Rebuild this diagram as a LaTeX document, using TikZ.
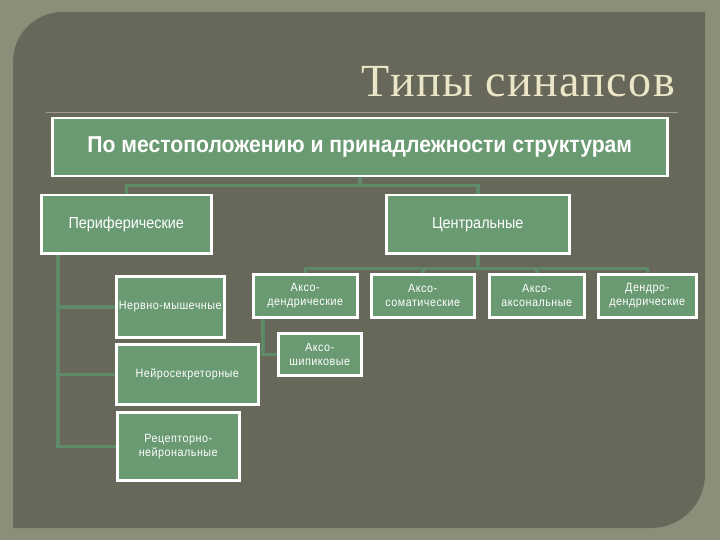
\documentclass[tikz,border=0pt]{standalone}
\usepackage{fontspec}
\usepackage{tikz}
\newfontfamily\titlefont[LetterSpace=3]{Liberation Serif}
\newfontfamily\boxfont[FakeStretch=0.9]{Liberation Sans}
\newfontfamily\headfont[FakeStretch=0.92]{Liberation Sans}
\newfontfamily\smallfont[FakeStretch=0.9, LetterSpace=4]{Liberation Sans}
\definecolor{outerbg}{HTML}{8D8E7A}
\definecolor{panelbg}{HTML}{68685A}
\definecolor{boxfill}{HTML}{6A9A72}
\definecolor{conncol}{HTML}{5E8A68}
\definecolor{titlecol}{HTML}{ECE6C9}
\tikzset{
    every node/.style={anchor=north west, inner sep=0pt, align=center,
        text=white, font=\boxfont}
}
\tikzset{
    box/.style={draw=white, fill=boxfill, line width=2.5pt},
    small/.style={font=\smallfont\fontsize{12}{14}\selectfont},
    conn/.style={draw=conncol, line width=3.5pt}
}
\pgfdeclarelayer{panel}
\pgfdeclarelayer{background}
\pgfsetlayers{panel,background,main}

\begin{document}
\begin{tikzpicture}[x=1pt, y=-1pt]
	\node (title) [anchor=base east, text=titlecol,
		font=\titlefont\fontsize{46}{50}\selectfont] at (675,97) {Типы синапсов};

	\node (top) [box, minimum width=615, minimum height=58,
		font=\headfont\bfseries\fontsize{23}{26}\selectfont] at (51,117)
		{По местоположению и принадлежности структурам};

	\node (per) [box, minimum width=170, minimum height=58,
		font=\boxfont\fontsize{16}{18}\selectfont] at (40,194) {Периферические};
	\node (cen) [box, minimum width=183, minimum height=58,
		font=\boxfont\fontsize{16}{18}\selectfont] at (385,194) {Центральные};

	\node (nm) [box, small, minimum width=108, minimum height=61] at (115,275) {Нервно-мышечные};
	\node (ns) [box, small, minimum width=142, minimum height=60] at (115,343) {Нейросекреторные};
	\node (rn) [box, small, minimum width=122, minimum height=68] at (116,411) {Рецепторно-\\нейрональные};

	\node (ad) [box, small, minimum width=104, minimum height=43] at (252,273) {Аксо-\\дендрические};
	\node (as) [box, small, minimum width=103, minimum height=43] at (370,273) {Аксо-\\соматические};
	\node (aa) [box, small, minimum width=95, minimum height=43] at (488,273) {Аксо-\\аксональные};
	\node (dd) [box, small, minimum width=98, minimum height=43] at (597,273) {Дендро-\\дендрические};
	\node (ash) [box, small, minimum width=83, minimum height=42] at (277,332) {Аксо-\\шипиковые};

	\coordinate (pb) at (58,252);
	\coordinate (ab) at (263,316);

	\begin{pgfonlayer}{panel}
	\fill[outerbg] (0,0) rectangle (720,540);
	\fill[panelbg] (13,528) -- (13,62) .. controls (13,34) and (35,12) .. (63,12)
		-- (705,12) -- (705,474) .. controls (705,504) and (681,528) .. (651,528) -- cycle;
	\draw[white, opacity=0.35, line width=0.8pt] (46,112) -- (678,112);
	\end{pgfonlayer}

	\begin{pgfonlayer}{background}
	\draw[conn] (top.south) -- ++(0,8) -| (per.north);
	\draw[conn] (top.south) -- ++(0,8) -| (cen.north);
	\draw[conn] (pb) |- (nm.west); \draw[conn] (pb) |- (ns.west);
	\draw[conn] (pb) |- (rn.west);
	\draw[conn] (cen.south) -- ++(0,14) -| (ad.north);
	\draw[conn] (cen.south) -- ++(0,14) -| (as.north);
	\draw[conn] (cen.south) -- ++(0,14) -| (aa.north);
	\draw[conn] (cen.south) -- ++(0,14) -| (dd.north);
	\draw[conn] (ab) |- (ash.west);
	\end{pgfonlayer}
\end{tikzpicture}
\end{document}
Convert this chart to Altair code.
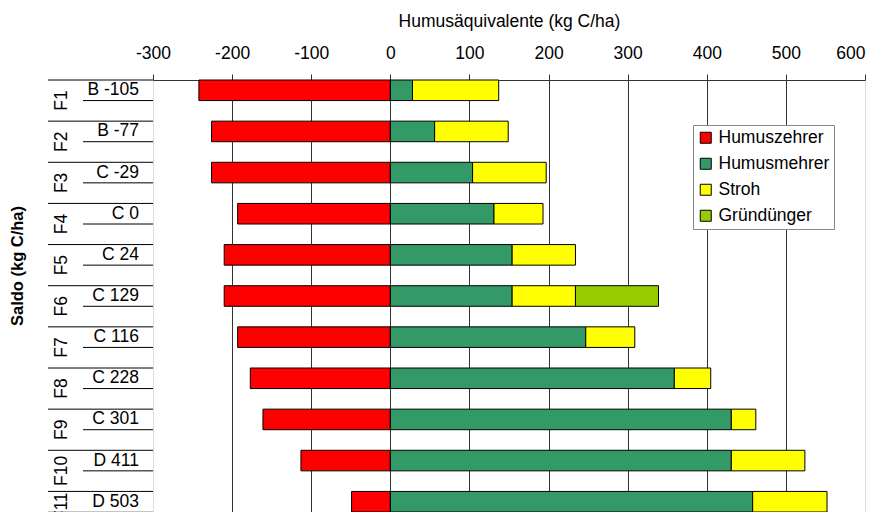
import altair as alt
import pandas as pd

# ---- data ----
groups = ["F1", "F2", "F3", "F4", "F5", "F6", "F7", "F8", "F9", "F10", "F11"]
saldo_labels = ["B -105", "B -77", "C -29", "C 0", "C 24", "C 129",
                "C 116", "C 228", "C 301", "D 411", "D 503"]
humuszehrer = [-242, -226, -226, -193, -210, -210, -193, -177, -161, -113, -49]
humusmehrer = [28, 56, 104, 131, 154, 154, 247, 359, 431, 431, 458]
stroh = [109, 93, 93, 62, 80, 80, 62, 46, 31, 93, 94]
gruenduenger = [0, 0, 0, 0, 0, 105, 0, 0, 0, 0, 0]

categories = ["Humuszehrer", "Humusmehrer", "Stroh", "Gründünger"]
colors = ["#FF0000", "#339966", "#FFFF00", "#99CC00"]
x_ticks = [-300, -200, -100, 0, 100, 200, 300, 400, 500, 600]
x_title = "Humusäquivalente (kg C/ha)"
y_title = "Saldo (kg C/ha)"

FONT = "Liberation Sans"
FS = 17.5

# row bands: a labelled row per group followed by an empty spacer row
rows = []
for i, lab in enumerate(saldo_labels):
    rows.append(lab)
    if i < len(saldo_labels) - 1:
        rows.append(f"gap{i}")

series = [humuszehrer, humusmehrer, stroh, gruenduenger]
recs = []
for ci, (cat, vals) in enumerate(zip(categories, series)):
    for lab, v in zip(saldo_labels, vals):
        if v != 0:
            recs.append({"row": lab, "cat": cat, "value": v, "ord": ci})
bars_df = pd.DataFrame(recs)

grp_df = pd.DataFrame({"row": saldo_labels, "grp": groups})
rows_df = pd.DataFrame({"row": rows})

yscale = alt.Scale(domain=rows, paddingInner=0, paddingOuter=0)


def yenc(bp=0.5):
    return alt.Y("row:N", scale=yscale, sort=rows, bandPosition=bp, axis=None)


bars = alt.Chart(bars_df).mark_bar(stroke="black", strokeWidth=1).encode(
    x=alt.X("value:Q",
            scale=alt.Scale(domain=[-300, 600], nice=False, zero=False),
            stack="zero",
            axis=alt.Axis(orient="top", values=x_ticks,
                          labelExpr="'' + datum.value",
                          labelAlign=alt.condition("datum.value == 600",
                                                   alt.value("right"), alt.value("center")),
                          title=x_title,
                          titleFont=FONT, titleFontSize=FS, titleFontWeight="normal",
                          titleColor="black", titleY=-54, titleBaseline="alphabetic",
                          labelFont=FONT, labelFontSize=FS, labelColor="black",
                          labelBaseline="alphabetic", labelPadding=16,
                          tickSize=6, tickColor="#333", domainColor="#333",
                          grid=True, gridColor="#333",
                          gridOpacity=alt.condition("datum.value == -300 || datum.value == 600",
                                                    alt.value(0), alt.value(1)),
                          labelFlush=False, labelOverlap=False)),
    y=alt.Y("row:N", scale=yscale, sort=rows, axis=None),
    color=alt.Color("cat:N", scale=alt.Scale(domain=categories, range=colors),
                    legend=alt.Legend(title=None, orient="none", legendX=540, legendY=45,
                                      symbolType="square", symbolSize=121,
                                      symbolStrokeColor="black", symbolStrokeWidth=1,
                                      symbolOpacity=1,
                                      labelFont=FONT, labelFontSize=FS, labelColor="black",
                                      labelOffset=4, rowPadding=7, padding=4,
                                      strokeColor="#888", fillColor="white")),
    order=alt.Order("ord:Q"),
)

# category-axis lines: every row boundary (inner level) ...
row_ticks = alt.Chart(rows_df).mark_rule(color="black", strokeWidth=1).encode(
    y=yenc(0), x=alt.value(-70), x2=alt.value(0),
)
# ... and group boundaries reaching further out (outer level)
sep_top = alt.Chart(grp_df).mark_rule(color="black", strokeWidth=1).encode(
    y=yenc(0), x=alt.value(-105), x2=alt.value(-70),
)
sep_bottom = alt.Chart(grp_df.tail(1)).mark_rule(color="#888", strokeWidth=1).encode(
    y=yenc(1), x=alt.value(-105), x2=alt.value(0),
)

# inner category labels
inner_lab = alt.Chart(grp_df).mark_text(font=FONT, fontSize=FS, color="black",
                                        align="right", baseline="middle").encode(
    y=yenc(0.5), x=alt.value(-14), text="row:N",
)

# outer category labels (F1..F10 centred on their two-row group, F11 on its single row)
flab = alt.Chart(grp_df.head(10)).mark_text(angle=270, font=FONT, fontSize=FS,
                                            color="black", align="center",
                                            baseline="middle").encode(
    y=yenc(1), x=alt.value(-91), text="grp:N",
)
flab_last = alt.Chart(grp_df.tail(1)).mark_text(angle=270, font=FONT, fontSize=FS,
                                                color="black", align="center",
                                                baseline="middle").encode(
    y=yenc(0.75), x=alt.value(-91), text="grp:N",
)

# y-axis title
ytitle = alt.Chart(pd.DataFrame({"t": [y_title]})).mark_text(
    angle=270, font=FONT, fontSize=16.5, fontWeight="bold", color="black",
    align="center", baseline="middle").encode(
    x=alt.value(-135), y=alt.value(186), text="t:N",
)

chart = alt.layer(bars, row_ticks, sep_top, sep_bottom, inner_lab, flab, flab_last,
                  ytitle).properties(
    width=712, height=432,
    autosize=alt.AutoSizeParams(type="none"),
    padding={"left": 145, "top": 72, "right": 9, "bottom": 0},
).configure_view(stroke="#888", strokeWidth=1).configure(background="white")

chart.save("out.html", embed_options={"renderer": "svg", "actions": False})
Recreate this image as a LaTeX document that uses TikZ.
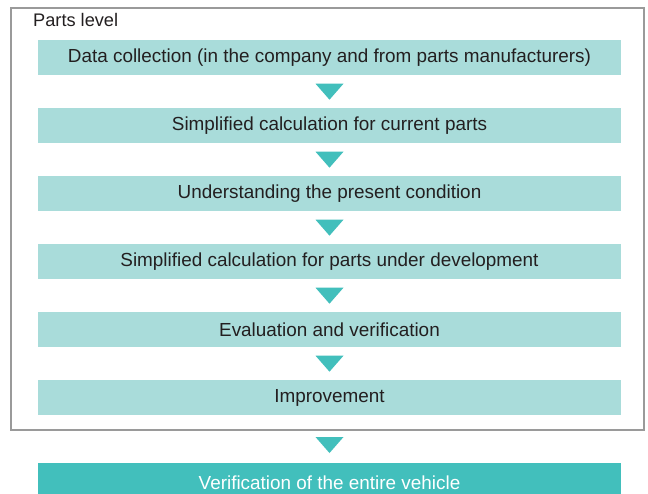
\documentclass[tikz,border=0pt]{standalone}
\usepackage{fontspec}
\setmainfont{Liberation Sans}
\usetikzlibrary{calc}
\definecolor{lightteal}{HTML}{A9DCDA}
\definecolor{teal}{HTML}{42BFBC}
\definecolor{framegray}{HTML}{9A9A9A}
\definecolor{txt}{HTML}{231F20}
\tikzset{
  stepbox/.style={fill=lightteal, minimum width=583pt, minimum height=35pt,
    inner sep=0pt, text=txt, font=\fontsize{18.9}{20}\selectfont, anchor=north},
  finalbox/.style={stepbox, fill=teal, text=white},
  marker/.style={fill=teal, draw=none}
}
\newcommand{\downmark}[1]{%
  \fill[marker] ($#1+(-14,-8)$) -- ($#1+(14,-8)$) -- ($#1+(0,8)$) -- cycle;}
\begin{document}
\begin{tikzpicture}[x=1pt,y=-1pt]
\useasboundingbox (0,0) rectangle (648,493);
% outer frame for the parts level
\draw[framegray, line width=2.6pt] (11,8) rectangle (644,430);
\node[anchor=west, inner sep=0pt, text=txt, font=\fontsize{18.2}{20}\selectfont] (lvl) at (33,20) {Parts level};
% process steps
\node[stepbox] (s1) at (329.5,40)  {Data collection (in the company and from parts manufacturers)};
\node[stepbox] (s2) at (329.5,108) {Simplified calculation for current parts};
\node[stepbox] (s3) at (329.5,176) {Understanding the present condition};
\node[stepbox] (s4) at (329.5,244) {Simplified calculation for parts under development};
\node[stepbox] (s5) at (329.5,312) {Evaluation and verification};
\node[stepbox] (s6) at (329.5,380) {Improvement};
\node[finalbox, minimum height=40pt] (s7) at (329.5,463) {\raisebox{-6pt}{Verification of the entire vehicle}};
% down markers between steps
\downmark{($(s1.south)!0.5!(s2.north)$)}
\downmark{($(s2.south)!0.5!(s3.north)$)}
\downmark{($(s3.south)!0.5!(s4.north)$)}
\downmark{($(s4.south)!0.5!(s5.north)$)}
\downmark{($(s5.south)!0.5!(s6.north)$)}
\coordinate (m7) at (329.5,445);
\downmark{(m7)}
\end{tikzpicture}
\end{document}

TASK STATEMENT → Starting at the top of the listing above, please restate word for word each line up to and including the one that holds "местоположению и принадлежности", omitting every image.

FULL OUTPUT →
Rebuild this diagram as a LaTeX document, using TikZ.
\documentclass[tikz,border=0pt]{standalone}
\usepackage{fontspec}
\usepackage{tikz}
\newfontfamily\titlefont[LetterSpace=3]{Liberation Serif}
\newfontfamily\boxfont[FakeStretch=0.9]{Liberation Sans}
\newfontfamily\headfont[FakeStretch=0.92]{Liberation Sans}
\newfontfamily\smallfont[FakeStretch=0.9, LetterSpace=4]{Liberation Sans}
\definecolor{outerbg}{HTML}{8D8E7A}
\definecolor{panelbg}{HTML}{68685A}
\definecolor{boxfill}{HTML}{6A9A72}
\definecolor{conncol}{HTML}{5E8A68}
\definecolor{titlecol}{HTML}{ECE6C9}
\tikzset{
    every node/.style={anchor=north west, inner sep=0pt, align=center,
        text=white, font=\boxfont}
}
\tikzset{
    box/.style={draw=white, fill=boxfill, line width=2.5pt},
    small/.style={font=\smallfont\fontsize{12}{14}\selectfont},
    conn/.style={draw=conncol, line width=3.5pt}
}
\pgfdeclarelayer{panel}
\pgfdeclarelayer{background}
\pgfsetlayers{panel,background,main}

\begin{document}
\begin{tikzpicture}[x=1pt, y=-1pt]
	\node (title) [anchor=base east, text=titlecol,
		font=\titlefont\fontsize{46}{50}\selectfont] at (675,97) {Типы синапсов};

	\node (top) [box, minimum width=615, minimum height=58,
		font=\headfont\bfseries\fontsize{23}{26}\selectfont] at (51,117)
		{По местоположению и принадлежности структурам};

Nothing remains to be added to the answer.